Rememberance and Respect

As a brass player of nearly 30years Rememberance Sunday has never been an ordinary day for me. Back in 1987 when I first joined a brass band as a 17year old Armistice Day was always meant a freezing cold March and playing dust old hymns in the towns garden of Rememberance. In the shallow days of my youth I remember the irritation of having to get up early on a Sunday morning and marching with a load of old men in blazers and grey flannels wearing their berets and their medals. To my shame I once thought to myself this can’t go on forever, soon they will die and nobody will be left to March.

The garden of Rememberance was on the seafront nd when the wind got up you landed u with sand in your bell and the March cards would be ruined. The Solo Cornet played the last post and Revallie then the strange piper woman played her bagpipes. Some old bloke in a dress said Godly words then we marched them back to the RAFA Club where we had food…….the best bit. It never got to me……it was just another band job with irritating old soldiers and something we did before the carolling started.

As the years went on I started working for SSAFA The Armed Forces Charity and started to talk to Second World War Veterans and their widows. To them the War was real, it was their youth. Next Rememberance day our principal cornet was 18 and I realised that it wasn’t about old men marching but young men going to war. I have two brothers and suddenly I realised that in another time I could have lost them both. I had never let it in it was never real. But from that day onwards it was real to me.

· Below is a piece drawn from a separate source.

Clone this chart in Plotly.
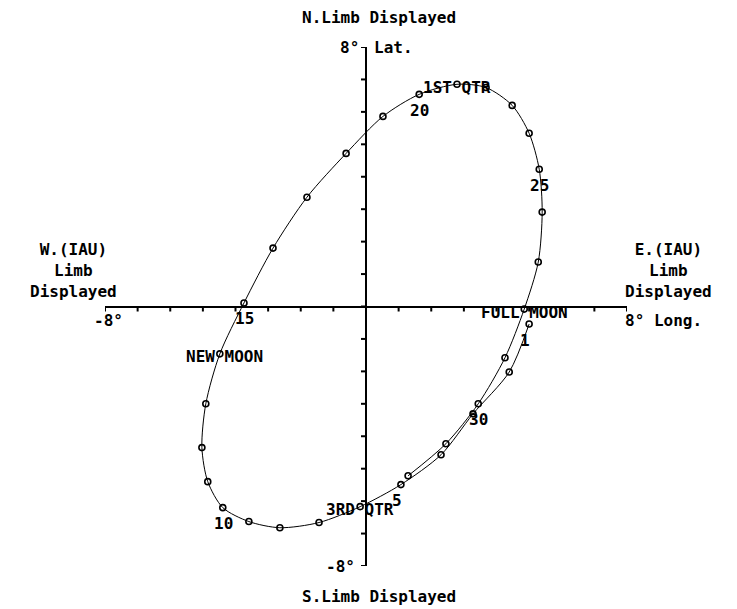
import plotly.graph_objects as go

# daily optical libration (degrees), one point per day of the month
days = list(range(1, 33))
lon = [5.00, 4.39, 3.28, 2.30, 1.07, -0.18, -1.44, -2.64, -3.59, -4.39,
       -4.85, -5.03, -4.91, -4.48, -3.74, -2.85, -1.81, -0.61, 0.52, 1.63,
       2.79, 3.68, 4.48, 5.00, 5.31, 5.40, 5.28, 4.85, 4.26, 3.44, 2.45, 1.29]
lat = [-0.54, -2.02, -3.31, -4.57, -5.49, -6.17, -6.66, -6.82, -6.63, -6.20,
       -5.40, -4.35, -3.00, -1.46, 0.11, 1.80, 3.37, 4.72, 5.86, 6.54,
       6.85, 6.75, 6.20, 5.34, 4.23, 2.91, 1.37, -0.08, -1.58, -3.00, -4.23, -5.22]

label_days = [1, 5, 10, 15, 20, 25, 30]
phase_names = ["FULL MOON", "3RD QTR", "NEW MOON", "1ST QTR"]
phase_days = [28, 6, 14, 21]

tick_vals = list(range(-8, 9))

FONT = dict(family="DejaVu Sans Mono", size=16, color="black", weight="bold")
CHAR_W = 9.6

fig = go.Figure()

fig.add_trace(go.Scatter(
    x=lon, y=lat, mode="lines+markers",
    line=dict(color="black", width=1, shape="spline", smoothing=0.8),
    marker=dict(symbol="circle-open", size=6, color="black", line=dict(width=1.6)),
    hoverinfo="skip",
))

ann = []
# day numbers, just below their point
for d in label_days:
    i = days.index(d)
    ann.append(dict(x=lon[i], y=lat[i], text=str(d), xanchor="left", yanchor="middle",
                    xshift=-11, yshift=-16))
# moon phases, centred so the marker sits in the gap between the words
for name, d in zip(phase_names, phase_days):
    i = days.index(d)
    gap = name.index(" ")
    shift = (len(name) / 2 - (gap + 0.5)) * CHAR_W
    ann.append(dict(x=lon[i], y=lat[i], text=name, xanchor="center", yanchor="middle",
                    xshift=shift, yshift=-3))

# axis end labels
ann += [
    dict(x=-8, y=0, text="-8°", xanchor="center", yanchor="middle", xshift=3, yshift=-14),
    dict(x=8, y=0, text="8° Long.", xanchor="left", yanchor="middle", xshift=-4, yshift=-14),
    dict(x=0, y=8, text="8°", xanchor="right", yanchor="middle", xshift=-5),
    dict(x=0, y=8, text="Lat.", xanchor="left", yanchor="middle", xshift=6),
    dict(x=0, y=-8, text="-8°", xanchor="right", yanchor="middle", xshift=-9),
    dict(x=0, y=8, text="N.Limb Displayed", xanchor="center", yanchor="middle",
         xshift=13, yshift=30),
    dict(x=0, y=-8, text="S.Limb Displayed", xanchor="center", yanchor="middle",
         xshift=13, yshift=-30),
    dict(x=-8, y=0, text="W.(IAU)<br>Limb<br>Displayed", xanchor="center",
         yanchor="middle", xshift=-32, yshift=36),
    dict(x=8, y=0, text="E.(IAU)<br>Limb<br>Displayed", xanchor="center",
         yanchor="middle", xshift=41, yshift=36),
]

for a in ann:
    a.update(xref="x", yref="y", showarrow=False, font=FONT)

# tick marks on the crossing axes
shapes = []
for v in tick_vals:
    shapes.append(dict(type="line", xref="x", yref="y", x0=v, x1=v,
                       ysizemode="pixel", yanchor=0, y0=0, y1=-5,
                       line=dict(color="black", width=2)))
    shapes.append(dict(type="line", xref="x", yref="y", y0=v, y1=v,
                       xsizemode="pixel", xanchor=0, x0=0, x1=-5,
                       line=dict(color="black", width=2)))

axis = dict(range=[-8, 8], autorange=False, showgrid=False, showticklabels=False,
            ticks="", showline=False, zeroline=True, zerolinecolor="black",
            zerolinewidth=2, fixedrange=True)

# the page adds an 8px body margin, so the figure is 8px smaller than the window
fig.update_layout(
    width=729, height=601,
    margin=dict(l=97, r=110, t=39, b=43),
    paper_bgcolor="white", plot_bgcolor="white",
    showlegend=False,
    xaxis=axis, yaxis=axis,
    annotations=ann, shapes=shapes,
)

fig.write_html("out.html", config={"displayModeBar": False})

2009 Harry Patch the last fighting Tommy died and a link to the First World War Was forever lost. It was that year I visited The Battlefields of France and the Thiepval Memorial and found the name of my Great Uncle Tommy who perished but his body was never found. I put a poppy in Rememberance…..now it was personal.

Since 2011 it has been my honour and privelige to play the Last Post at Bodelwyddan a small church in North Wales that has Commenwealth Graves of Canadian Soldiers. It s a job I take seriously.

This year we commemorate The Battle of The Somme. My Great Uncle Tommy died on the 10th July 1916. Tomorrow is the centenary of his death. I will place a poppy wreath on the Grave stone of my Great Grandparents where he too is commemorated. It is not an unusual story, it is the history of many families. I shall play the last post for Uncle Tommy and remember him for we mus never forget.